All of lore.kernel.org
 help / color / mirror / Atom feed
From: Marc Zyngier <maz@kernel.org>
To: Alexandru Elisei <alexandru.elisei@arm.com>
Cc: linux-arm-kernel@lists.infradead.org, kvm@vger.kernel.org,
	kvmarm@lists.cs.columbia.edu, linux-mm@kvack.org,
	Sean Christopherson <seanjc@google.com>,
	Matthew Wilcox <willy@infradead.org>,
	Paolo Bonzini <pbonzini@redhat.com>,
	Will Deacon <will@kernel.org>,
	Quentin Perret <qperret@google.com>,
	James Morse <james.morse@arm.com>,
	Suzuki K Poulose <suzuki.poulose@arm.com>,
	kernel-team@android.com
Subject: Re: [PATCH 1/5] KVM: arm64: Walk userspace page tables to compute the THP mapping size
Date: Fri, 23 Jul 2021 09:48:29 +0100	[thread overview]
Message-ID: <871r7p2z6q.wl-maz@kernel.org> (raw)
In-Reply-To: <f09c297b-21dd-a6fa-6e72-49587ba80fe5@arm.com>

On Tue, 20 Jul 2021 18:23:02 +0100,
Alexandru Elisei <alexandru.elisei@arm.com> wrote:
> 
> Hi Marc,
> 
> I just can't figure out why having the mmap lock is not needed to walk the
> userspace page tables. Any hints? Or am I not seeing where it's taken?

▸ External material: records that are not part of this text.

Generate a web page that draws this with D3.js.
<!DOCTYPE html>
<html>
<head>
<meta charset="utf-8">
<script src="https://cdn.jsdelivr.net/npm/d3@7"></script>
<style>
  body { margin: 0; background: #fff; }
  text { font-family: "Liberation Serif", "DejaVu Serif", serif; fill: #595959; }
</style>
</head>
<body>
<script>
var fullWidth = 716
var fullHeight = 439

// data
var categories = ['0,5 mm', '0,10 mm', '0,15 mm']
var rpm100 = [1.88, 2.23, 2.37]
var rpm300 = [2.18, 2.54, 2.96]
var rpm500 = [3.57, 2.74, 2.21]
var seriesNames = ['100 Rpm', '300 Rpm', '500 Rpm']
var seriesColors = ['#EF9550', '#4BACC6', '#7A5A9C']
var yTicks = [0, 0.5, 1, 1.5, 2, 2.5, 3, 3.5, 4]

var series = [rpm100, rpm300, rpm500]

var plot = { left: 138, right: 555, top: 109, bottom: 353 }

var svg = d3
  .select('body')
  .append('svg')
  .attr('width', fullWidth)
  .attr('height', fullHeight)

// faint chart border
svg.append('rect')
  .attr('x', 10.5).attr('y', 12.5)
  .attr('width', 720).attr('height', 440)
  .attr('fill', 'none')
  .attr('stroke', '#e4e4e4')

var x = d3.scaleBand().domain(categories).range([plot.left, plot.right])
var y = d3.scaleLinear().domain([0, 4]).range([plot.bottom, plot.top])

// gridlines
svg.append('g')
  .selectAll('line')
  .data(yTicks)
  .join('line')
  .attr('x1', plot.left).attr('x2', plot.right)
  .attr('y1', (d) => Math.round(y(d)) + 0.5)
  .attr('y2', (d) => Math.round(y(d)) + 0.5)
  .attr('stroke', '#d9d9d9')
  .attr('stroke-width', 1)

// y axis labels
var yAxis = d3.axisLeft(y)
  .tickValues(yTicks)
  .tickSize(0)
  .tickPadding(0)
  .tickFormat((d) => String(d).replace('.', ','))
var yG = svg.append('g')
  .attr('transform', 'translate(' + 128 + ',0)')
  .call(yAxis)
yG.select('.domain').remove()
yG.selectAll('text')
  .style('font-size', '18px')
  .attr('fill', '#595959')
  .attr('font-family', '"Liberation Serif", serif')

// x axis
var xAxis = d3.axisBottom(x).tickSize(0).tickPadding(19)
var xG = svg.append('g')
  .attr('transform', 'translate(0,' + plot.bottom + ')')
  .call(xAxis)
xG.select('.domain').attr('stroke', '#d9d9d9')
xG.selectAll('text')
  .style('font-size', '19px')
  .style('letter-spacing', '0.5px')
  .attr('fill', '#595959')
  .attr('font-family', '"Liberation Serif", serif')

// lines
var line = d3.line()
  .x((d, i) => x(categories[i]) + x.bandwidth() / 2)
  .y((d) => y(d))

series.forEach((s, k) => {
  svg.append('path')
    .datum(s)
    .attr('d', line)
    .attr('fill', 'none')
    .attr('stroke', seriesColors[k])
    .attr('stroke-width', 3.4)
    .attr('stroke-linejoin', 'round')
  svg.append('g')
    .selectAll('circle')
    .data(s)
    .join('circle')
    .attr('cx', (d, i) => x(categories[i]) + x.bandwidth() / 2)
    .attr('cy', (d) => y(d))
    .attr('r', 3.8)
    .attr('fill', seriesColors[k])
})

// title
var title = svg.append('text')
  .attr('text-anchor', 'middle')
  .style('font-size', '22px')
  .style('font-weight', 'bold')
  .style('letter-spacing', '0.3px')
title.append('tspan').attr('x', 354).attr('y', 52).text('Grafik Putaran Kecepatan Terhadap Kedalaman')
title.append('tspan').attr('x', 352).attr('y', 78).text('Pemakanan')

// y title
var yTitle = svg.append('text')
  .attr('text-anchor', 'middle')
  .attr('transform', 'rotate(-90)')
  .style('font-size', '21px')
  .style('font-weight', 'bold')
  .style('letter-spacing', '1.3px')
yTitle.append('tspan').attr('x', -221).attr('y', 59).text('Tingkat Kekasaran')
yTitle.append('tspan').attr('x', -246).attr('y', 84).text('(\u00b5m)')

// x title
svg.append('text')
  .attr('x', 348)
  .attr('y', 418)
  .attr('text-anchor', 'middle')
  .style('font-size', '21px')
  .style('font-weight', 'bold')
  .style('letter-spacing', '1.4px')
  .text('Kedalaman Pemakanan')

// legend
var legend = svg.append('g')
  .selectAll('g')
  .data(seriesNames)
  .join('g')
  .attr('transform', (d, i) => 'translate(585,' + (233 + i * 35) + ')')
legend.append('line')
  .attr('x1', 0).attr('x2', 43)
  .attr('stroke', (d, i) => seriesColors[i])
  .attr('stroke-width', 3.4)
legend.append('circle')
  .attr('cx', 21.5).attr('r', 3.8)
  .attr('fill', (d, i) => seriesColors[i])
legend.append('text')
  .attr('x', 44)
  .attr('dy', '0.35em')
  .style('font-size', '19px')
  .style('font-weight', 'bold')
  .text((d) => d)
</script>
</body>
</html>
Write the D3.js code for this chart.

I trust Sean's explanation was complete enough!

> On 7/17/21 10:55 AM, Marc Zyngier wrote:
> > We currently rely on the kvm_is_transparent_hugepage() helper to
> > discover whether a given page has the potential to be mapped as
> > a block mapping.
> >
> > However, this API doesn't really give un everything we want:
> > - we don't get the size: this is not crucial today as we only
> >   support PMD-sized THPs, but we'd like to have larger sizes
> >   in the future
> > - we're the only user left of the API, and there is a will
> >   to remove it altogether
> >
> > To address the above, implement a simple walker using the existing
> > page table infrastructure, and plumb it into transparent_hugepage_adjust().
> > No new page sizes are supported in the process.
> >
> > Signed-off-by: Marc Zyngier <maz@kernel.org>
> > ---
> >  arch/arm64/kvm/mmu.c | 46 ++++++++++++++++++++++++++++++++++++++++----
> >  1 file changed, 42 insertions(+), 4 deletions(-)
> >
> > diff --git a/arch/arm64/kvm/mmu.c b/arch/arm64/kvm/mmu.c
> > index 3155c9e778f0..db6314b93e99 100644
> > --- a/arch/arm64/kvm/mmu.c
> > +++ b/arch/arm64/kvm/mmu.c
> > @@ -433,6 +433,44 @@ int create_hyp_exec_mappings(phys_addr_t phys_addr, size_t size,
> >  	return 0;
> >  }
> >  
> > +static struct kvm_pgtable_mm_ops kvm_user_mm_ops = {
> > +	/* We shouldn't need any other callback to walk the PT */
> > +	.phys_to_virt		= kvm_host_va,
> > +};
> > +
> > +struct user_walk_data {
> > +	u32	level;
> > +};
> > +
> > +static int user_walker(u64 addr, u64 end, u32 level, kvm_pte_t *ptep,
> > +		       enum kvm_pgtable_walk_flags flag, void * const arg)
> > +{
> > +	struct user_walk_data *data = arg;
> > +
> > +	data->level = level;
> > +	return 0;
> > +}
> > +
> > +static int get_user_mapping_size(struct kvm *kvm, u64 addr)
> > +{
> > +	struct user_walk_data data;
> > +	struct kvm_pgtable pgt = {
> > +		.pgd		= (kvm_pte_t *)kvm->mm->pgd,
> > +		.ia_bits	= VA_BITS,
> > +		.start_level	= 4 - CONFIG_PGTABLE_LEVELS,
> > +		.mm_ops		= &kvm_user_mm_ops,
> > +	};
> > +	struct kvm_pgtable_walker walker = {
> > +		.cb		= user_walker,
> > +		.flags		= KVM_PGTABLE_WALK_LEAF,
> > +		.arg		= &data,
> > +	};
> > +
> > +	kvm_pgtable_walk(&pgt, ALIGN_DOWN(addr, PAGE_SIZE), PAGE_SIZE, &walker);
> 
> I take it that it is guaranteed that kvm_pgtable_walk() will never
> fail? For example, I can see it failing if someone messes with
> KVM_PGTABLE_MAX_LEVELS.

But that's an architectural constant. How could it be messed with?
When we introduce 5 levels of page tables, we'll have to check all
this anyway.

> To be honest, I would rather have a check here instead of
> potentially feeding a bogus value to ARM64_HW_PGTABLE_LEVEL_SHIFT.
> It could be a VM_WARN_ON, so there's no runtime overhead unless
> CONFIG_DEBUG_VM.

Fair enough. That's easy enough to check.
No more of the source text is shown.